Directions for this task =
Please transcribe the data that follows without the pictures, keeping every word the same.

Recorded information =
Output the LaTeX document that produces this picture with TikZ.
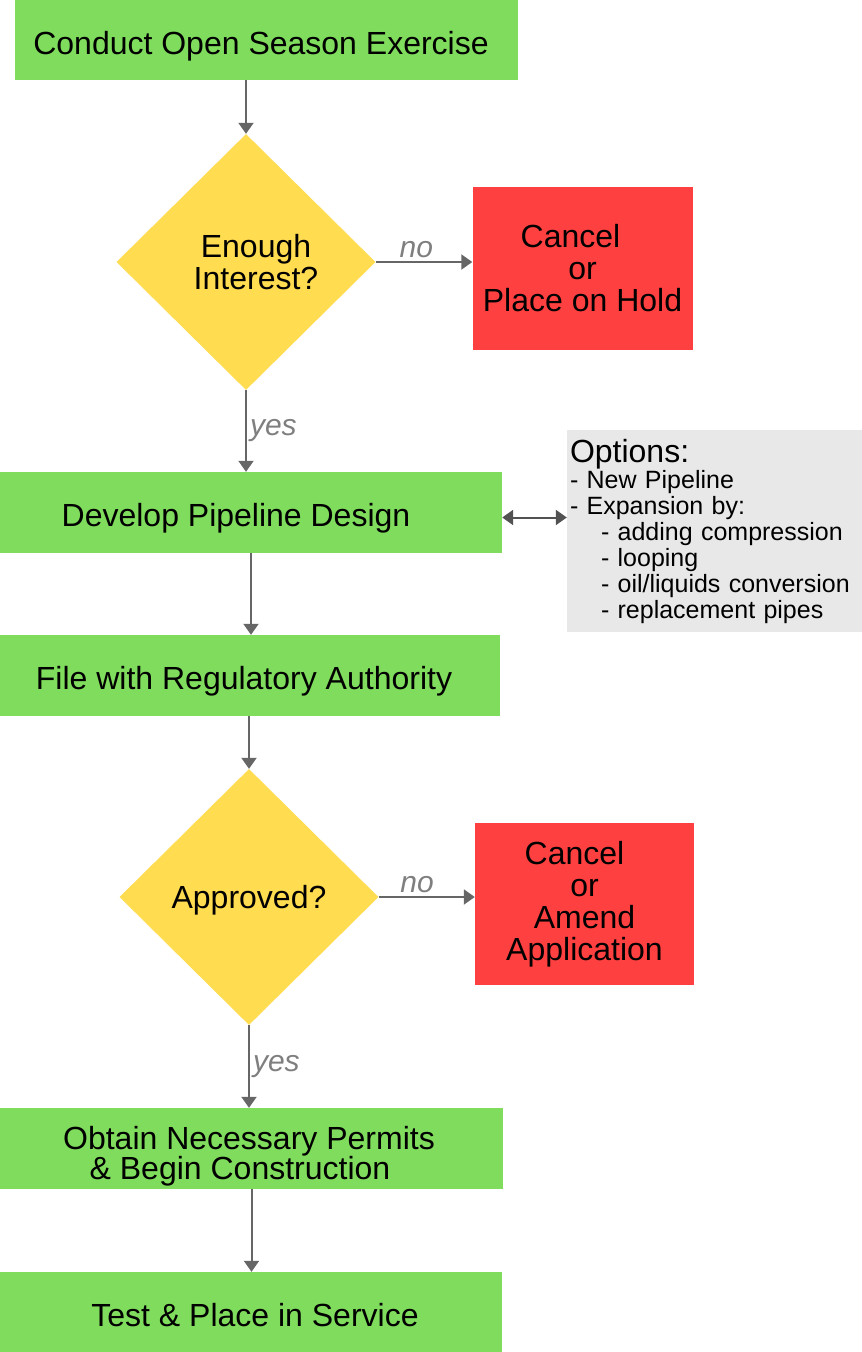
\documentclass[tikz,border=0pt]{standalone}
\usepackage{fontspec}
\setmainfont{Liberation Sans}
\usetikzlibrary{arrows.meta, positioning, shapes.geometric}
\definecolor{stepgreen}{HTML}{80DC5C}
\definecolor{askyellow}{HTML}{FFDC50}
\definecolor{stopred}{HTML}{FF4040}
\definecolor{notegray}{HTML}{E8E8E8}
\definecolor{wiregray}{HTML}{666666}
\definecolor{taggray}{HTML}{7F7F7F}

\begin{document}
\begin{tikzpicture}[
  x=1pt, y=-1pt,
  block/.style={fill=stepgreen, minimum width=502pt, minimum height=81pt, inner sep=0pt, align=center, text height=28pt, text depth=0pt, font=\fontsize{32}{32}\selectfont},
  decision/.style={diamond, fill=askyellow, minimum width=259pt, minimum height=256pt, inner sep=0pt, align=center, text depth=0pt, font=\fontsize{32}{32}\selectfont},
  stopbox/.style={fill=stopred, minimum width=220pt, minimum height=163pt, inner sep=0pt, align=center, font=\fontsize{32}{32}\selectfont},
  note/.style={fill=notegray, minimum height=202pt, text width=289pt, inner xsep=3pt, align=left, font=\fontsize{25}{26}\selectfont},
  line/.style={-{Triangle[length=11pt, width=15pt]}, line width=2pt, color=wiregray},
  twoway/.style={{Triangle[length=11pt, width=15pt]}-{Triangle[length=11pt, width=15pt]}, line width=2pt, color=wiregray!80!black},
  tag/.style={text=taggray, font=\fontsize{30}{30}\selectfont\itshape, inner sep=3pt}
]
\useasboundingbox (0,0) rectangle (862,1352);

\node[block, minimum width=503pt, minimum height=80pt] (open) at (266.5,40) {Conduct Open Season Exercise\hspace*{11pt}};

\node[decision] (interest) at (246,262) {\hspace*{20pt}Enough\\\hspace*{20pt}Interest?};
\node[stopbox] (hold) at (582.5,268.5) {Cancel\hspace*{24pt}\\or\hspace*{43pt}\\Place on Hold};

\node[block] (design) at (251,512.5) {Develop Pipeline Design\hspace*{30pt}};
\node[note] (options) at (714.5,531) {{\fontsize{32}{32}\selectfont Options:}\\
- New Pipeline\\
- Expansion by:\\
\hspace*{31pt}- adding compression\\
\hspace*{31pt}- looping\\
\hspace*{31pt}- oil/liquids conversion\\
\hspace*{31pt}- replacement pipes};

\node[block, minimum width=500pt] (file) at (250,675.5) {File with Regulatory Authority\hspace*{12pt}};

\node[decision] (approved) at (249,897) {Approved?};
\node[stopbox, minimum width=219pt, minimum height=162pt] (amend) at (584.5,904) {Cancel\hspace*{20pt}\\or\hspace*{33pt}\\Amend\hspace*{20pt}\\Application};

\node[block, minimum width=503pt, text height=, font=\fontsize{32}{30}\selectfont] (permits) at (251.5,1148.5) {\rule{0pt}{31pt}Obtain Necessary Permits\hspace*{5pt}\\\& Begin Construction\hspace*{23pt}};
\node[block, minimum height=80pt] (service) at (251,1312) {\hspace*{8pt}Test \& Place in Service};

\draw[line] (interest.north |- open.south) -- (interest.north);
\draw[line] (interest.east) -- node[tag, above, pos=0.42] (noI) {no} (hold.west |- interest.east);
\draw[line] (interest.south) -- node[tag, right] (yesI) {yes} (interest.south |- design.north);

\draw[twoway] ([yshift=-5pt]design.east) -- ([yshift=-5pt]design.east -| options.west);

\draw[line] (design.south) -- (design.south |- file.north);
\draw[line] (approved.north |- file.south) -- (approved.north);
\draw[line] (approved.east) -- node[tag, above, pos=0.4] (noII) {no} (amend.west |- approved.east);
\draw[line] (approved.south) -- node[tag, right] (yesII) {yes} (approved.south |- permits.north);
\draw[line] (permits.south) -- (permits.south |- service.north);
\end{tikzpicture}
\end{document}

Written response =
Output the LaTeX document that produces this picture with TikZ.
\documentclass[tikz,border=0pt]{standalone}
\usepackage{fontspec}
\setmainfont{Liberation Sans}
\usetikzlibrary{arrows.meta, positioning, shapes.geometric}
\definecolor{stepgreen}{HTML}{80DC5C}
\definecolor{askyellow}{HTML}{FFDC50}
\definecolor{stopred}{HTML}{FF4040}
\definecolor{notegray}{HTML}{E8E8E8}
\definecolor{wiregray}{HTML}{666666}
\definecolor{taggray}{HTML}{7F7F7F}

\begin{document}
\begin{tikzpicture}[
  x=1pt, y=-1pt,
  block/.style={fill=stepgreen, minimum width=502pt, minimum height=81pt, inner sep=0pt, align=center, text height=28pt, text depth=0pt, font=\fontsize{32}{32}\selectfont},
  decision/.style={diamond, fill=askyellow, minimum width=259pt, minimum height=256pt, inner sep=0pt, align=center, text depth=0pt, font=\fontsize{32}{32}\selectfont},
  stopbox/.style={fill=stopred, minimum width=220pt, minimum height=163pt, inner sep=0pt, align=center, font=\fontsize{32}{32}\selectfont},
  note/.style={fill=notegray, minimum height=202pt, text width=289pt, inner xsep=3pt, align=left, font=\fontsize{25}{26}\selectfont},
  line/.style={-{Triangle[length=11pt, width=15pt]}, line width=2pt, color=wiregray},
  twoway/.style={{Triangle[length=11pt, width=15pt]}-{Triangle[length=11pt, width=15pt]}, line width=2pt, color=wiregray!80!black},
  tag/.style={text=taggray, font=\fontsize{30}{30}\selectfont\itshape, inner sep=3pt}
]
\useasboundingbox (0,0) rectangle (862,1352);

\node[block, minimum width=503pt, minimum height=80pt] (open) at (266.5,40) {Conduct Open Season Exercise\hspace*{11pt}};

\node[decision] (interest) at (246,262) {\hspace*{20pt}Enough\\\hspace*{20pt}Interest?};
\node[stopbox] (hold) at (582.5,268.5) {Cancel\hspace*{24pt}\\or\hspace*{43pt}\\Place on Hold};

\node[block] (design) at (251,512.5) {Develop Pipeline Design\hspace*{30pt}};
\node[note] (options) at (714.5,531) {{\fontsize{32}{32}\selectfont Options:}\\
- New Pipeline\\
- Expansion by:\\
\hspace*{31pt}- adding compression\\
\hspace*{31pt}- looping\\
\hspace*{31pt}- oil/liquids conversion\\
\hspace*{31pt}- replacement pipes};

\node[block, minimum width=500pt] (file) at (250,675.5) {File with Regulatory Authority\hspace*{12pt}};

\node[decision] (approved) at (249,897) {Approved?};
\node[stopbox, minimum width=219pt, minimum height=162pt] (amend) at (584.5,904) {Cancel\hspace*{20pt}\\or\hspace*{33pt}\\Amend\hspace*{20pt}\\Application};

\node[block, minimum width=503pt, text height=, font=\fontsize{32}{30}\selectfont] (permits) at (251.5,1148.5) {\rule{0pt}{31pt}Obtain Necessary Permits\hspace*{5pt}\\\& Begin Construction\hspace*{23pt}};
\node[block, minimum height=80pt] (service) at (251,1312) {\hspace*{8pt}Test \& Place in Service};

\draw[line] (interest.north |- open.south) -- (interest.north);
\draw[line] (interest.east) -- node[tag, above, pos=0.42] (noI) {no} (hold.west |- interest.east);
\draw[line] (interest.south) -- node[tag, right] (yesI) {yes} (interest.south |- design.north);

\draw[twoway] ([yshift=-5pt]design.east) -- ([yshift=-5pt]design.east -| options.west);

\draw[line] (design.south) -- (design.south |- file.north);
\draw[line] (approved.north |- file.south) -- (approved.north);
\draw[line] (approved.east) -- node[tag, above, pos=0.4] (noII) {no} (amend.west |- approved.east);
\draw[line] (approved.south) -- node[tag, right] (yesII) {yes} (approved.south |- permits.north);
\draw[line] (permits.south) -- (permits.south |- service.north);
\end{tikzpicture}
\end{document}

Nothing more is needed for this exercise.